(Records to use):
:::::

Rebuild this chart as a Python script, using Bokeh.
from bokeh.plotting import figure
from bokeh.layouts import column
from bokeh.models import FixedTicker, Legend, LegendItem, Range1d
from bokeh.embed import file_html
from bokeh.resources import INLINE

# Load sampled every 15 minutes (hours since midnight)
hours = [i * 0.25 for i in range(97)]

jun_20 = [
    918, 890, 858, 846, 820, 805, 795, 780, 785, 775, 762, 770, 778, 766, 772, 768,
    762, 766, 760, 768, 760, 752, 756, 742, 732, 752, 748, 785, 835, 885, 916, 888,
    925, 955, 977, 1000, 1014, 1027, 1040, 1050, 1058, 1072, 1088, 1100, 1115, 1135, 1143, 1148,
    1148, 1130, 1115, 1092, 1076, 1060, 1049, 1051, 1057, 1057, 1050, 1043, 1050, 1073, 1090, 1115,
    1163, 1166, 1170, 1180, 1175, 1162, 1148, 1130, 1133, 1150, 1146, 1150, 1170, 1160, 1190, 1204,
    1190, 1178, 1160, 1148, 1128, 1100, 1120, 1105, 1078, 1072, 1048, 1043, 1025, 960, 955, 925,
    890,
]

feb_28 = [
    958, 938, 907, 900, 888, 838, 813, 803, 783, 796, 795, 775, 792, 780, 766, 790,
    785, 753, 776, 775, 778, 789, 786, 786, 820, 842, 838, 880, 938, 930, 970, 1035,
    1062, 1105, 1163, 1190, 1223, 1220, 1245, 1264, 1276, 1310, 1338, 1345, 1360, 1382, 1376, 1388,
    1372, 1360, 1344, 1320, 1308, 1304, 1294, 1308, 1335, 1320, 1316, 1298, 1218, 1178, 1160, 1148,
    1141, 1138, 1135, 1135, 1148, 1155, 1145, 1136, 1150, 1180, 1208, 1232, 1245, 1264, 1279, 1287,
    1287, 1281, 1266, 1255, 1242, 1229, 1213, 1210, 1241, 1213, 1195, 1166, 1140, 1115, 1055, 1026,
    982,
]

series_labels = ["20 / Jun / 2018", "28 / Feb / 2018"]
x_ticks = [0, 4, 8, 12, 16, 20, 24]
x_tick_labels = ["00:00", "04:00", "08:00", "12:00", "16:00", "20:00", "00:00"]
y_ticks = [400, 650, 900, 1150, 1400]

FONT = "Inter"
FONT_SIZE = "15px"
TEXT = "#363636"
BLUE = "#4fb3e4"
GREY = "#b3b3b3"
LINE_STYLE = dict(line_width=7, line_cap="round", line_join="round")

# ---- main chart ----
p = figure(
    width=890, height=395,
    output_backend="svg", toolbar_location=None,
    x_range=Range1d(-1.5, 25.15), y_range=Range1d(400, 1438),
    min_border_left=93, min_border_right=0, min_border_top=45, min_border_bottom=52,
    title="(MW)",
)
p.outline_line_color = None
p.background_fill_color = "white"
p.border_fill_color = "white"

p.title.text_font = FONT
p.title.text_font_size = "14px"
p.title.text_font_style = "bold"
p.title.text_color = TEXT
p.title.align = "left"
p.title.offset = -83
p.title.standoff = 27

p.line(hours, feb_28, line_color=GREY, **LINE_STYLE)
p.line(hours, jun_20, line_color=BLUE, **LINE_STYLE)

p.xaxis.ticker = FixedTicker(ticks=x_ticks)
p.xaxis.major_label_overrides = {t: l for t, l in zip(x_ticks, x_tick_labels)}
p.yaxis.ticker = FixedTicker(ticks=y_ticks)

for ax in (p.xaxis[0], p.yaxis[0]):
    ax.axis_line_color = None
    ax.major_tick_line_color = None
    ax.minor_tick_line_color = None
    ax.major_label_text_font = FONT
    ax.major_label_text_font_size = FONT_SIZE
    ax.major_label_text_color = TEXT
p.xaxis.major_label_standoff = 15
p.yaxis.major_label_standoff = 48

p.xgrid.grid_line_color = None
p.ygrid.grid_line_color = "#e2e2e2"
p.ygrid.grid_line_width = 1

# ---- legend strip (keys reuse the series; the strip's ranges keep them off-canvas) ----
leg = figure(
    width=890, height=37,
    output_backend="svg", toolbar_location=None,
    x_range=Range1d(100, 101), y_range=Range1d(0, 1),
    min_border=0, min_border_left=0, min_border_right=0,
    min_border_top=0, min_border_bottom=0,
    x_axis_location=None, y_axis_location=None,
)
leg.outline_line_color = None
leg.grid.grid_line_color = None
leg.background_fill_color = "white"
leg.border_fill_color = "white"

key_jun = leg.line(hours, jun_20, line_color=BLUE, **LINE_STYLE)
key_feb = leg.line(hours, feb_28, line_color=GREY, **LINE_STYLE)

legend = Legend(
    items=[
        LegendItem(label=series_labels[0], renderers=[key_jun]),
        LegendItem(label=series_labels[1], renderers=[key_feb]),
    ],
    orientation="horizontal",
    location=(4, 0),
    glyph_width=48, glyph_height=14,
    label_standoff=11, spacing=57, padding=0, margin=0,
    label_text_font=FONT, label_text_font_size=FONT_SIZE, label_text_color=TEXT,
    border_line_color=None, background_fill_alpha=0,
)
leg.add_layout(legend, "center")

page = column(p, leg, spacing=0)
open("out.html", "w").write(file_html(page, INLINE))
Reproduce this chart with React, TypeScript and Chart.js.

:::::

(Problem details): Output the listing above exactly as it appears.

(Exercise output):
Rebuild this chart as a Python script, using Bokeh.
from bokeh.plotting import figure
from bokeh.layouts import column
from bokeh.models import FixedTicker, Legend, LegendItem, Range1d
from bokeh.embed import file_html
from bokeh.resources import INLINE

# Load sampled every 15 minutes (hours since midnight)
hours = [i * 0.25 for i in range(97)]

jun_20 = [
    918, 890, 858, 846, 820, 805, 795, 780, 785, 775, 762, 770, 778, 766, 772, 768,
    762, 766, 760, 768, 760, 752, 756, 742, 732, 752, 748, 785, 835, 885, 916, 888,
    925, 955, 977, 1000, 1014, 1027, 1040, 1050, 1058, 1072, 1088, 1100, 1115, 1135, 1143, 1148,
    1148, 1130, 1115, 1092, 1076, 1060, 1049, 1051, 1057, 1057, 1050, 1043, 1050, 1073, 1090, 1115,
    1163, 1166, 1170, 1180, 1175, 1162, 1148, 1130, 1133, 1150, 1146, 1150, 1170, 1160, 1190, 1204,
    1190, 1178, 1160, 1148, 1128, 1100, 1120, 1105, 1078, 1072, 1048, 1043, 1025, 960, 955, 925,
    890,
]

feb_28 = [
    958, 938, 907, 900, 888, 838, 813, 803, 783, 796, 795, 775, 792, 780, 766, 790,
    785, 753, 776, 775, 778, 789, 786, 786, 820, 842, 838, 880, 938, 930, 970, 1035,
    1062, 1105, 1163, 1190, 1223, 1220, 1245, 1264, 1276, 1310, 1338, 1345, 1360, 1382, 1376, 1388,
    1372, 1360, 1344, 1320, 1308, 1304, 1294, 1308, 1335, 1320, 1316, 1298, 1218, 1178, 1160, 1148,
    1141, 1138, 1135, 1135, 1148, 1155, 1145, 1136, 1150, 1180, 1208, 1232, 1245, 1264, 1279, 1287,
    1287, 1281, 1266, 1255, 1242, 1229, 1213, 1210, 1241, 1213, 1195, 1166, 1140, 1115, 1055, 1026,
    982,
]

series_labels = ["20 / Jun / 2018", "28 / Feb / 2018"]
x_ticks = [0, 4, 8, 12, 16, 20, 24]
x_tick_labels = ["00:00", "04:00", "08:00", "12:00", "16:00", "20:00", "00:00"]
y_ticks = [400, 650, 900, 1150, 1400]

FONT = "Inter"
FONT_SIZE = "15px"
TEXT = "#363636"
BLUE = "#4fb3e4"
GREY = "#b3b3b3"
LINE_STYLE = dict(line_width=7, line_cap="round", line_join="round")

# ---- main chart ----
p = figure(
    width=890, height=395,
    output_backend="svg", toolbar_location=None,
    x_range=Range1d(-1.5, 25.15), y_range=Range1d(400, 1438),
    min_border_left=93, min_border_right=0, min_border_top=45, min_border_bottom=52,
    title="(MW)",
)
p.outline_line_color = None
p.background_fill_color = "white"
p.border_fill_color = "white"

p.title.text_font = FONT
p.title.text_font_size = "14px"
p.title.text_font_style = "bold"
p.title.text_color = TEXT
p.title.align = "left"
p.title.offset = -83
p.title.standoff = 27

p.line(hours, feb_28, line_color=GREY, **LINE_STYLE)
p.line(hours, jun_20, line_color=BLUE, **LINE_STYLE)

p.xaxis.ticker = FixedTicker(ticks=x_ticks)
p.xaxis.major_label_overrides = {t: l for t, l in zip(x_ticks, x_tick_labels)}
p.yaxis.ticker = FixedTicker(ticks=y_ticks)

for ax in (p.xaxis[0], p.yaxis[0]):
    ax.axis_line_color = None
    ax.major_tick_line_color = None
    ax.minor_tick_line_color = None
    ax.major_label_text_font = FONT
    ax.major_label_text_font_size = FONT_SIZE
    ax.major_label_text_color = TEXT
p.xaxis.major_label_standoff = 15
p.yaxis.major_label_standoff = 48

p.xgrid.grid_line_color = None
p.ygrid.grid_line_color = "#e2e2e2"
p.ygrid.grid_line_width = 1

# ---- legend strip (keys reuse the series; the strip's ranges keep them off-canvas) ----
leg = figure(
    width=890, height=37,
    output_backend="svg", toolbar_location=None,
    x_range=Range1d(100, 101), y_range=Range1d(0, 1),
    min_border=0, min_border_left=0, min_border_right=0,
    min_border_top=0, min_border_bottom=0,
    x_axis_location=None, y_axis_location=None,
)
leg.outline_line_color = None
leg.grid.grid_line_color = None
leg.background_fill_color = "white"
leg.border_fill_color = "white"

key_jun = leg.line(hours, jun_20, line_color=BLUE, **LINE_STYLE)
key_feb = leg.line(hours, feb_28, line_color=GREY, **LINE_STYLE)

legend = Legend(
    items=[
        LegendItem(label=series_labels[0], renderers=[key_jun]),
        LegendItem(label=series_labels[1], renderers=[key_feb]),
    ],
    orientation="horizontal",
    location=(4, 0),
    glyph_width=48, glyph_height=14,
    label_standoff=11, spacing=57, padding=0, margin=0,
    label_text_font=FONT, label_text_font_size=FONT_SIZE, label_text_color=TEXT,
    border_line_color=None, background_fill_alpha=0,
)
leg.add_layout(legend, "center")

page = column(p, leg, spacing=0)
open("out.html", "w").write(file_html(page, INLINE))
Reproduce this chart with React, TypeScript and Chart.js.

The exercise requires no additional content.